KEY POINTS:
Probably the size of this little novel says it all: sweet, capable of sitting inside a handbag. It's nicely produced, a hardback with something of the fashion magazine about it.
Its story is simple. Over 131 pages, a husband and wife come to terms - elegantly - with a terminal illness. They don't have children. They do, however, have savoir faire. This tiny novel is littered with labels, places. It's a perfume counter of a novel.
The husband, suffering an unnamed illness, decides to travel in his last months to places pertaining to the alphabet. P is for Paris, for example. D for Deauville. I was about to say Dullsville. But that would be cruel to this light puff of a Sunday supplement novel.
Everything is frantically well-mannered and urbane. They are London professionals. She works for the third most-loved fashion magazine in London.

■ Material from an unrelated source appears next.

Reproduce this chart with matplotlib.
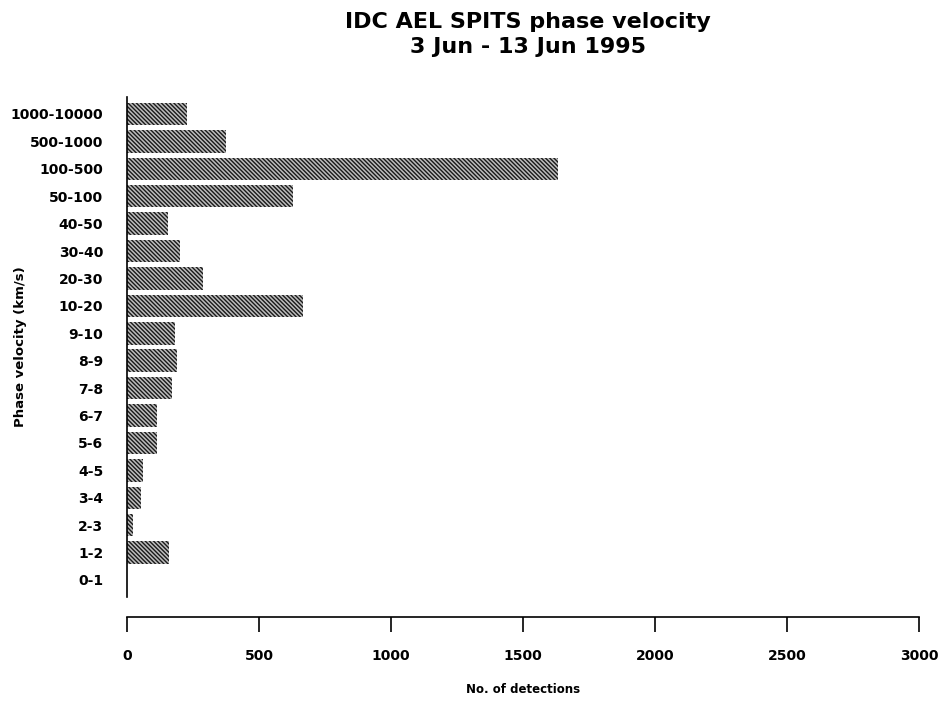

He, unbelievably, works in advertising. The End of the Alphabet skates lightly over dark material, which must be the recipe for its success. It was shortlisted for the Commonwealth Writers Prize. It is being published in eight different languages worldwide.
The author is a book designer. It certainly is a most cunning concept - the wee novel, the slim volume, with its elegant traceries of slightly unbelievable grief and anger.
The truest moments in this novel come in the final page - when, in a cascade of thanks, C.S. Richardson bows gracefully to all those elegant Londoners, full of savoir faire, who helped puff this really very inconsequential short story into a highly successful best-selling item - a cunning little piece of merchandise.
The End of the Alphabet
By C.S. Richardson (Portobello Books $28)
* Peter Wells is a Hawkes Bay writer.